Depois, o presidente brasileiro afirmou que "acabou o tempo em que ganhávamos algo de costas um para o outro".
Lula não quis estabelecer um debate via mídia com seu colega venezuelano. Preferiu jogar os esclarecimentos para uma conversa pessoal com Chávez. "Não faltará tempo e conversa para saber o que está acontecendo de verdade", disse Lula. Lamentou que essa conversa não pudesse ter sido feita na recente reunião de cúpula do Mercosul, no Paraguai, pela ausência de Chávez -que estava em viagem à Rússia.
Mas o presidente brasileiro teve que ouvir uma dura crítica do presidente da Comissão Européia, o português José Manoel Durão Barroso, à não-renovação da concessão do canal RCTV pelo presidente Chávez.
"Nós defendemos em qualquer parte do mundo a liberdade de expressão. Sempre que há uma redução do pluralismo, temos o direito e o dever de expressar nossa preocupação", disparou Barroso durante a entrevista coletiva de encerramento da 1ª Cúpula Brasil/União Européia.
A portas fechadas, Lula e seu chanceler, Celso Amorim, fizeram uma exposição sobre o processo de integração sul-americano, durante a qual defenderam a participação venezuelana. Amorim lembrou que a diversidade de opiniões enriquece o processo, citando o exemplo da própria Europa, em que há freqüentes divergências entre os 27 países que fazem parte do bloco europeu.
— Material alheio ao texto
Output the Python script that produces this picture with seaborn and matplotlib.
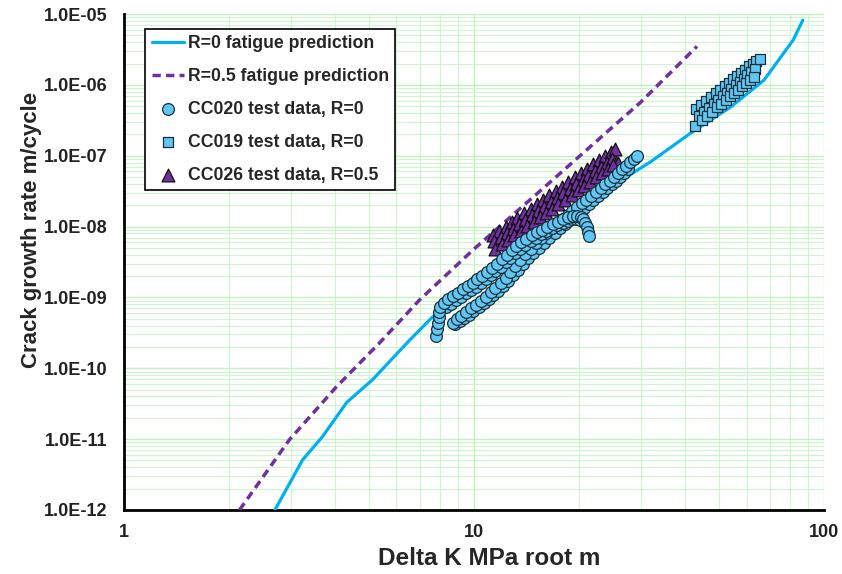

Na véspera, Amorim havia sido criticado por Chávez, que considerou "impertinente" a sugestão do chanceler para que ele fizesse "um gesto" em direção ao Congresso brasileiro, para dissolver o mal-estar que causou ao chamar o Parlamento de "papagaio" dos EUA.
É a primeira vez que Chávez critica diretamente um membro do governo Lula. Até então, as críticas eram ou ao Congresso (que tem forte maioria lulista) ou a uma difusa "direita" que supostamente estaria interessada em bloquear a entrada da Venezuela no Mercosul.
Coincidência ou não, Amorim ontem ficou longe das vistas dos jornalistas o dia todo, o que não é habitual nele.
Na reunião com Lula, os europeus não fizeram exatamente uma cobrança sobre a Venezuela, mas o premiê português, José Sócrates, não deixou de observar, com uma pitada de ironia, que ele e Durão Barroso conhecem bem o Brasil, o suficiente para saber que não se fazem no país há algum tempo discursos como "os que temos ouvido de outros governantes".
Os europeus perguntaram também sobre as relações Brasil/Cuba. Explica-se a curiosidade: está começando um tímido processo de diálogo entre a União Européia e Cuba, e é natural que o bloco europeu queira ouvir um governante como Lula com antigas relações com a ilha caribenha.